西俊輔の「毎日楽しく」

2018年2月号(Vol.150)

 最近、ビットコインをはじめとする仮想通貨が話題ですが、そんな中、国内大手の仮想通貨取引所で580億円もの仮想通貨が不正に流出したという事件がニュースになりました。4年ほど前にも別の取引所で同様の流出事件がありましたが、このときもやはり500億円近い仮想通貨が流出したそうです。今回問題になった取引所は事件が起こる前から、顧客の資産管理手法にセキュリティー上の懸念があるとして監督官庁である金融庁から改善要請が出されていたそうで、取り扱い業者としての登録の可否についてもまだ審査中の会社だったんだそうです。

仮想通貨がこれほど話題になっているのはなんといっても、これで多額のお金を儲ける人が出ているからです。たった数十万円を元手に文字通りの「億万長者」が続出しているために、我も我もと購入する人が増え、いまや仮想通貨の市場で日本人の取引シェアはなんと4割にも達するそうで、これはもちろん世界一の規模だそうです。ただ、一方ではこうした流出事件によって預けていたお金が回収できなくなったり、価格が下落して元手を失うことになったり、場合によっては借金を背負うことになってしまう人もやはり続出しているようですから、これから仮想通貨の購入を考えている方は、こうしたリスクがあることを覚悟しておかなければなりません。

以前、なにかの本で読んだことですが、お金にはある種のパワーがあるそうで、たとえば何億円というような大金を手にする人には、それなりの「準備」が必要なんだそうです。そのため、こうした準備ができていない状態でたとえば宝くじで大金を当てたといったような、いわゆる「棚ボタ」で大金を手にしてしまうと、家族を始めとする近しい人との人間関係が壊れたり、生活がハデになってむしろ大金を手にする前より貧乏になったりと、人生が狂ってしまうということもよく言われることです。
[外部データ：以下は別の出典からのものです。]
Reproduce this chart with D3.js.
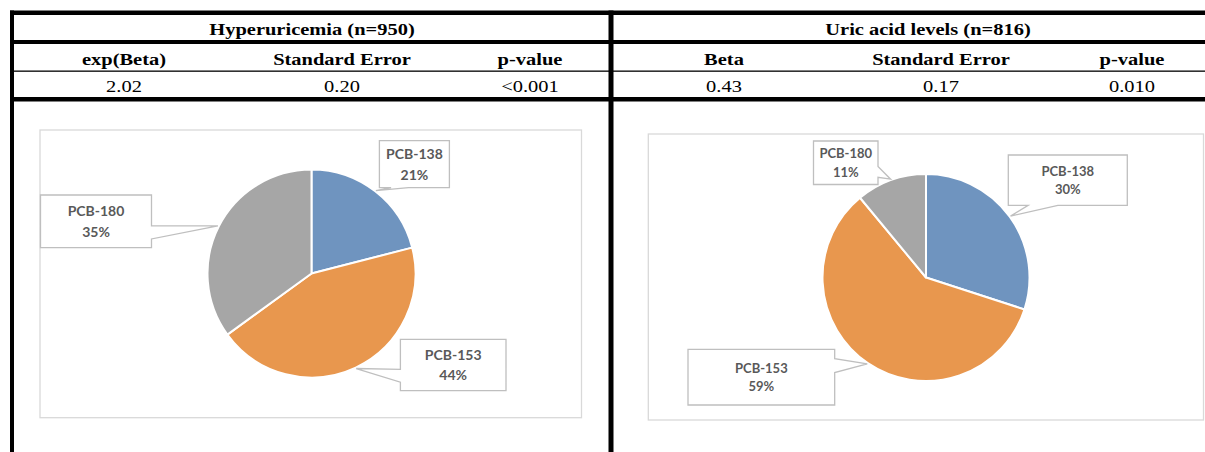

たしかに、相続などでも遺産をめぐって、ご家族の関係が壊れてしまうということはけっしてめずらしいことではありませんし、急成長した企業などでも、同様の問題はよく聞く話です。

生きていく上でお金はたしかに大切ですけど、必要以上のお金を手にして大切な人たちとの関係が壊れてしまうとすれば、それが本当に幸せといえるのか疑問が残りますが、みなさんはどう思いますか?